Source data >>
====================
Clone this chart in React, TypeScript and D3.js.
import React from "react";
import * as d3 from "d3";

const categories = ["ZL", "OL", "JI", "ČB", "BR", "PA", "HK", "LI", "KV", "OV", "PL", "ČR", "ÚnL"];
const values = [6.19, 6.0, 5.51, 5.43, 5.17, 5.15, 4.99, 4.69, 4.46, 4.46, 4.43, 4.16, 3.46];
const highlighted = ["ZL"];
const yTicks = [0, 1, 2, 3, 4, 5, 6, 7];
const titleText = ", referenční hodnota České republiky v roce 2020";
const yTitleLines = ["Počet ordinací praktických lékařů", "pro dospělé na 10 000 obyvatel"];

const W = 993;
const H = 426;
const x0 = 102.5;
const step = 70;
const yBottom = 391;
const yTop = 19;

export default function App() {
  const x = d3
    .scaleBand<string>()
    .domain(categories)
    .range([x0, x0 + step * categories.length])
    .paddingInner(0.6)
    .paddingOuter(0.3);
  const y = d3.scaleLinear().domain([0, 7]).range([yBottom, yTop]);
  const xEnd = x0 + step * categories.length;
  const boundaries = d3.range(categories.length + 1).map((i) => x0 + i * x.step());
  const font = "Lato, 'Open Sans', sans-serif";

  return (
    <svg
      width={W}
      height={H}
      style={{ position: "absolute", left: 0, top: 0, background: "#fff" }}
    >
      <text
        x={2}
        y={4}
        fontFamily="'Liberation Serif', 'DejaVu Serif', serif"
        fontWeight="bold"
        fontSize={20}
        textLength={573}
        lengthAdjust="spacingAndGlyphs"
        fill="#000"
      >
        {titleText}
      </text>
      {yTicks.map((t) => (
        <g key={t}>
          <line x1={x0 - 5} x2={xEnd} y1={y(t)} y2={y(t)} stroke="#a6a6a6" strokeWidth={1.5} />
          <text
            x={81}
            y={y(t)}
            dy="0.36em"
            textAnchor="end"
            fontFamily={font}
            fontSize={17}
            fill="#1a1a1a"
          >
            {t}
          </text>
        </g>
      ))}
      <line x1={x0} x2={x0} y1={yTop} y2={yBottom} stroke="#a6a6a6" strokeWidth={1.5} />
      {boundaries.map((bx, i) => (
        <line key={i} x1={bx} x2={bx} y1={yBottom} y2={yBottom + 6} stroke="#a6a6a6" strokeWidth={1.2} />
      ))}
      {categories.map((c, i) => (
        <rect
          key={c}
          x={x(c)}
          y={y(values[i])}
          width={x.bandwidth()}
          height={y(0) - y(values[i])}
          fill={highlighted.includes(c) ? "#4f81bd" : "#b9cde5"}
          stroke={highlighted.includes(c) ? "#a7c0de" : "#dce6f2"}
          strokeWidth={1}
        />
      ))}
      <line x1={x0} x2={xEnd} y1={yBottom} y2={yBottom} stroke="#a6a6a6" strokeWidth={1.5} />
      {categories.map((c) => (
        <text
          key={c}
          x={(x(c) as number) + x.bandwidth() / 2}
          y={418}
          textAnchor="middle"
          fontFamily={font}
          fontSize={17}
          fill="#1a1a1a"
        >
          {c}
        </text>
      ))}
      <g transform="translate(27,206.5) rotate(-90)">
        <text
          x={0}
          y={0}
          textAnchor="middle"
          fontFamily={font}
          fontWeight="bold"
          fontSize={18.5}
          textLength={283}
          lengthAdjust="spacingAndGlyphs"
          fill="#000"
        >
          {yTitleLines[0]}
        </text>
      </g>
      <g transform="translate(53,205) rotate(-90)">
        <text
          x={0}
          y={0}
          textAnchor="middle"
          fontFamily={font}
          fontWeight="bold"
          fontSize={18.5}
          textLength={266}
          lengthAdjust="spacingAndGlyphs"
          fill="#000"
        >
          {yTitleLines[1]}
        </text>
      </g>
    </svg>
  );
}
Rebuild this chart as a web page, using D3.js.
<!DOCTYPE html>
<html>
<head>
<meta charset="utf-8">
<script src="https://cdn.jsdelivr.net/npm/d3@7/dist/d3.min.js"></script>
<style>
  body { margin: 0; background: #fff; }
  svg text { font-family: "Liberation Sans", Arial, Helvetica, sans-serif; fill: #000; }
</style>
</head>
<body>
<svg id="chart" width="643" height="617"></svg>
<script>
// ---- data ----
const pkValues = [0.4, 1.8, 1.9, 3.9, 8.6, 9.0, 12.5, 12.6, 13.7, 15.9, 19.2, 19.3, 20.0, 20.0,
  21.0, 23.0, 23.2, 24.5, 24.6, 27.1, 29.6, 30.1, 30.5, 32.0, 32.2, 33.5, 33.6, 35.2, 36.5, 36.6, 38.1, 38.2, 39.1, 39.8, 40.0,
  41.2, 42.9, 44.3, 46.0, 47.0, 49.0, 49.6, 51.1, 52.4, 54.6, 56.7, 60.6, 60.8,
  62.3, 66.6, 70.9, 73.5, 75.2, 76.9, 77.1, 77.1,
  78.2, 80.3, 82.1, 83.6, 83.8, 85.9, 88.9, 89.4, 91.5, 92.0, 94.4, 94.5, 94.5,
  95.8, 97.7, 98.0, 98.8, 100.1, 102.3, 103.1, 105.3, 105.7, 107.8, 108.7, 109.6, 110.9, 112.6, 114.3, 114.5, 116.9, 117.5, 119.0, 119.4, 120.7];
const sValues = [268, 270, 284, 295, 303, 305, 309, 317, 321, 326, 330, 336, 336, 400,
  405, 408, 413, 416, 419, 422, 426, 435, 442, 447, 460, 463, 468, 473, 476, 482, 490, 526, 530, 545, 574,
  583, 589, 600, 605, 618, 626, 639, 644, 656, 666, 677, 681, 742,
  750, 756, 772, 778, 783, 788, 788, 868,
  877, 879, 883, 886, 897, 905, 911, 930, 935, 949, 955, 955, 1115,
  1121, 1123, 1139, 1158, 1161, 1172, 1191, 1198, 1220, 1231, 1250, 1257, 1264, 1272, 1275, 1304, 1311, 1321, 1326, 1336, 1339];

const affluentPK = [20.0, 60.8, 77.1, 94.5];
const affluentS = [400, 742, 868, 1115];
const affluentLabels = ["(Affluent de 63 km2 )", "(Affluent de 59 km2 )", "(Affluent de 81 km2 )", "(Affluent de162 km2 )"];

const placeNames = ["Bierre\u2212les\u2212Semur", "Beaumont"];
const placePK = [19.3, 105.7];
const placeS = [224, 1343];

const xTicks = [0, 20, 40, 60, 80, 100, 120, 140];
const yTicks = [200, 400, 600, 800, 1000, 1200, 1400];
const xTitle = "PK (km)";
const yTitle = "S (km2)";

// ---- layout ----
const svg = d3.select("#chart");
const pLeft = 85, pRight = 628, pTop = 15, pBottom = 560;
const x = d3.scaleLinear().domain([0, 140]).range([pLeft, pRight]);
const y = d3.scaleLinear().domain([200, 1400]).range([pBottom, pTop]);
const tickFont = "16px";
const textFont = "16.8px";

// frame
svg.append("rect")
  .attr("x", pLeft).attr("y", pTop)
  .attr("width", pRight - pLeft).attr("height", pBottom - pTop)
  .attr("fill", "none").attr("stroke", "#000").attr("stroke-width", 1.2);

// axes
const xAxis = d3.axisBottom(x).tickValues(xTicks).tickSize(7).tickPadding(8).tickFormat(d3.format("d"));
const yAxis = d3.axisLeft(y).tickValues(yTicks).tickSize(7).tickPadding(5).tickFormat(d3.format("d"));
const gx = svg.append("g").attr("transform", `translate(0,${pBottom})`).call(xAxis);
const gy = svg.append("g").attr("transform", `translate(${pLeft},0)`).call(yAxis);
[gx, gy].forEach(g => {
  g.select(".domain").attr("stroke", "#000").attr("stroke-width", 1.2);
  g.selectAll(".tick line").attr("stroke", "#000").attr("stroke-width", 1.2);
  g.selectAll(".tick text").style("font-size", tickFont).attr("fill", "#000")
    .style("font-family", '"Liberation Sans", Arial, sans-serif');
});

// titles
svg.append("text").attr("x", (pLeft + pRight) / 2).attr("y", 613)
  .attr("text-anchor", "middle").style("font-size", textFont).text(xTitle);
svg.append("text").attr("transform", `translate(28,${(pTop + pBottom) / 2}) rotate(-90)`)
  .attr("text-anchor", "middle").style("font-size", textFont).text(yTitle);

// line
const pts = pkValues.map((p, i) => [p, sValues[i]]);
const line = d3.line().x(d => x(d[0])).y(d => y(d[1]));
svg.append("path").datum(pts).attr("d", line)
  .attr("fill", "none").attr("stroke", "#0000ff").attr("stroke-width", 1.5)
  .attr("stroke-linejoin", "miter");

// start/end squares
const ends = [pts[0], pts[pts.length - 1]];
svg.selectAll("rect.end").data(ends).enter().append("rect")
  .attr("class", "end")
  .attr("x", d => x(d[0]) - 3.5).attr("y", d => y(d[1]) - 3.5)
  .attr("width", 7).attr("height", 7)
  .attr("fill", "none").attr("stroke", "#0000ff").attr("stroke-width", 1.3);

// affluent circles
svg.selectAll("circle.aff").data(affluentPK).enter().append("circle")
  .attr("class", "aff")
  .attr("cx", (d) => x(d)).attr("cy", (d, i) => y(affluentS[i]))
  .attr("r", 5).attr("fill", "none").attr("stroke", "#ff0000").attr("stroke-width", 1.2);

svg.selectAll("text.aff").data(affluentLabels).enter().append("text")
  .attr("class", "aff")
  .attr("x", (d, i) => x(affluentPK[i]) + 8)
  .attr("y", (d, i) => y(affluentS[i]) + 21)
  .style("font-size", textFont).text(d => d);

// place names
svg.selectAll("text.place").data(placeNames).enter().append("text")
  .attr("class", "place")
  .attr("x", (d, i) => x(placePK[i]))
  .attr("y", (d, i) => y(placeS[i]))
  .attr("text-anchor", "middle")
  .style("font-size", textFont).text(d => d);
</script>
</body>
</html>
====================
Exercise >> Transcribe only the lines from the beginning of the entries to the line with "const yTop = 19;", inclusive, exactly as written.

Task result >>
Clone this chart in React, TypeScript and D3.js.
import React from "react";
import * as d3 from "d3";

const categories = ["ZL", "OL", "JI", "ČB", "BR", "PA", "HK", "LI", "KV", "OV", "PL", "ČR", "ÚnL"];
const values = [6.19, 6.0, 5.51, 5.43, 5.17, 5.15, 4.99, 4.69, 4.46, 4.46, 4.43, 4.16, 3.46];
const highlighted = ["ZL"];
const yTicks = [0, 1, 2, 3, 4, 5, 6, 7];
const titleText = ", referenční hodnota České republiky v roce 2020";
const yTitleLines = ["Počet ordinací praktických lékařů", "pro dospělé na 10 000 obyvatel"];

const W = 993;
const H = 426;
const x0 = 102.5;
const step = 70;
const yBottom = 391;
const yTop = 19;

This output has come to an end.